>>>

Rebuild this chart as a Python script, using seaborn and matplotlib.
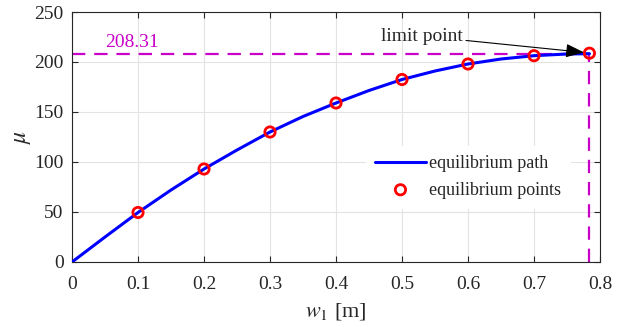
import matplotlib
matplotlib.use("Agg")
import matplotlib.pyplot as plt
import seaborn as sns
import pandas as pd

# curve values
path_w = [0.0, 0.05, 0.1, 0.15, 0.2, 0.25, 0.3, 0.35, 0.4, 0.45, 0.5,
          0.55, 0.6, 0.65, 0.7, 0.75, 0.784]
path_mu = [0.0, 25.0, 49.5, 72.0, 93.0, 112.0, 130.0, 145.5, 159.0, 171.5,
           182.5, 191.0, 198.0, 203.0, 206.3, 208.0, 208.31]

# equilibrium points
pts_w = [0.1, 0.2, 0.3, 0.4, 0.5, 0.6, 0.7, 0.784]
pts_mu = [49.5, 93.0, 130.0, 159.0, 182.5, 198.0, 206.3, 208.8]

limit_w = 0.784
limit_mu = 208.31

x_ticks = [0, 0.1, 0.2, 0.3, 0.4, 0.5, 0.6, 0.7, 0.8]
x_labels = ["0", "0.1", "0.2", "0.3", "0.4", "0.5", "0.6", "0.7", "0.8"]
y_ticks = [0, 50, 100, 150, 200, 250]

sns.set_style("ticks")
plt.rcParams["font.family"] = ["Liberation Serif", "DejaVu Serif"]
plt.rcParams["mathtext.fontset"] = "stix"

path_df = pd.DataFrame({"w": path_w, "mu": path_mu})
pts_df = pd.DataFrame({"w": pts_w, "mu": pts_mu})

fig = plt.figure(figsize=(6.22, 3.27), dpi=100)
ax = fig.add_axes([0.1158, 0.1988, 0.8488, 0.7645])

ax.grid(True, color="#e3e3e3", linewidth=0.8)
ax.set_axisbelow(True)

mag = "#c800c8"
ax.plot([0, limit_w], [limit_mu, limit_mu], color=mag, lw=1.6,
        dashes=(6, 4), zorder=2)
ax.plot([limit_w, limit_w], [0, limit_mu], color=mag, lw=1.6,
        dashes=(6, 4), zorder=2)

sns.lineplot(data=path_df, x="w", y="mu", ax=ax, color="#0000ff", lw=2.2,
             label="equilibrium path", zorder=3, sort=False)
sns.scatterplot(data=pts_df, x="w", y="mu", ax=ax, marker="o", s=55,
                facecolor="none", edgecolor="#ff0000", linewidth=2,
                label="equilibrium points", zorder=4)

ax.text(0.05, limit_mu + 2.5, "208.31", color=mag, fontsize=14,
        ha="left", va="bottom")
ax.annotate("limit point", xy=(limit_w - 0.004, limit_mu + 1),
            xytext=(0.592, 226), fontsize=14, ha="right", va="center",
            arrowprops=dict(arrowstyle="-|>,head_length=0.8,head_width=0.3",
                            color="black", lw=0.8, shrinkA=0, shrinkB=2))

ax.set_xlim(0, 0.8)
ax.set_ylim(0, 250)
ax.set_xticks(x_ticks)
ax.set_xticklabels(x_labels)
ax.set_yticks(y_ticks)
ax.tick_params(direction="in", top=True, right=True, labelsize=14,
               length=4, width=0.8, colors="#262626", pad=6)
ax.tick_params(axis="x", pad=10)
for s in ax.spines.values():
    s.set_visible(True)
    s.set_color("#262626")
    s.set_linewidth(0.8)

ax.set_xlabel(r"$w_{\mathit{1}}$ [m]", fontsize=16, labelpad=6)
ax.set_ylabel(r"$\mu$", fontsize=17, labelpad=1)

leg = ax.legend(loc="center left", bbox_to_anchor=(0.54, 0.34), fontsize=13,
                frameon=True, framealpha=1, edgecolor="white",
                facecolor="white", fancybox=False, handlelength=2.8,
                handletextpad=0.2, borderpad=0.5, labelspacing=0.5)

fig.savefig("out.png", dpi=100)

<<<

**Problem statement:** Restate the whole listing above exactly, except for its images.

**Result:**
Rebuild this chart as a Python script, using seaborn and matplotlib.
import matplotlib
matplotlib.use("Agg")
import matplotlib.pyplot as plt
import seaborn as sns
import pandas as pd

# curve values
path_w = [0.0, 0.05, 0.1, 0.15, 0.2, 0.25, 0.3, 0.35, 0.4, 0.45, 0.5,
          0.55, 0.6, 0.65, 0.7, 0.75, 0.784]
path_mu = [0.0, 25.0, 49.5, 72.0, 93.0, 112.0, 130.0, 145.5, 159.0, 171.5,
           182.5, 191.0, 198.0, 203.0, 206.3, 208.0, 208.31]

# equilibrium points
pts_w = [0.1, 0.2, 0.3, 0.4, 0.5, 0.6, 0.7, 0.784]
pts_mu = [49.5, 93.0, 130.0, 159.0, 182.5, 198.0, 206.3, 208.8]

limit_w = 0.784
limit_mu = 208.31

x_ticks = [0, 0.1, 0.2, 0.3, 0.4, 0.5, 0.6, 0.7, 0.8]
x_labels = ["0", "0.1", "0.2", "0.3", "0.4", "0.5", "0.6", "0.7", "0.8"]
y_ticks = [0, 50, 100, 150, 200, 250]

sns.set_style("ticks")
plt.rcParams["font.family"] = ["Liberation Serif", "DejaVu Serif"]
plt.rcParams["mathtext.fontset"] = "stix"

path_df = pd.DataFrame({"w": path_w, "mu": path_mu})
pts_df = pd.DataFrame({"w": pts_w, "mu": pts_mu})

fig = plt.figure(figsize=(6.22, 3.27), dpi=100)
ax = fig.add_axes([0.1158, 0.1988, 0.8488, 0.7645])

ax.grid(True, color="#e3e3e3", linewidth=0.8)
ax.set_axisbelow(True)

mag = "#c800c8"
ax.plot([0, limit_w], [limit_mu, limit_mu], color=mag, lw=1.6,
        dashes=(6, 4), zorder=2)
ax.plot([limit_w, limit_w], [0, limit_mu], color=mag, lw=1.6,
        dashes=(6, 4), zorder=2)

sns.lineplot(data=path_df, x="w", y="mu", ax=ax, color="#0000ff", lw=2.2,
             label="equilibrium path", zorder=3, sort=False)
sns.scatterplot(data=pts_df, x="w", y="mu", ax=ax, marker="o", s=55,
                facecolor="none", edgecolor="#ff0000", linewidth=2,
                label="equilibrium points", zorder=4)

ax.text(0.05, limit_mu + 2.5, "208.31", color=mag, fontsize=14,
        ha="left", va="bottom")
ax.annotate("limit point", xy=(limit_w - 0.004, limit_mu + 1),
            xytext=(0.592, 226), fontsize=14, ha="right", va="center",
            arrowprops=dict(arrowstyle="-|>,head_length=0.8,head_width=0.3",
                            color="black", lw=0.8, shrinkA=0, shrinkB=2))

ax.set_xlim(0, 0.8)
ax.set_ylim(0, 250)
ax.set_xticks(x_ticks)
ax.set_xticklabels(x_labels)
ax.set_yticks(y_ticks)
ax.tick_params(direction="in", top=True, right=True, labelsize=14,
               length=4, width=0.8, colors="#262626", pad=6)
ax.tick_params(axis="x", pad=10)
for s in ax.spines.values():
    s.set_visible(True)
    s.set_color("#262626")
    s.set_linewidth(0.8)

ax.set_xlabel(r"$w_{\mathit{1}}$ [m]", fontsize=16, labelpad=6)
ax.set_ylabel(r"$\mu$", fontsize=17, labelpad=1)

leg = ax.legend(loc="center left", bbox_to_anchor=(0.54, 0.34), fontsize=13,
                frameon=True, framealpha=1, edgecolor="white",
                facecolor="white", fancybox=False, handlelength=2.8,
                handletextpad=0.2, borderpad=0.5, labelspacing=0.5)

fig.savefig("out.png", dpi=100)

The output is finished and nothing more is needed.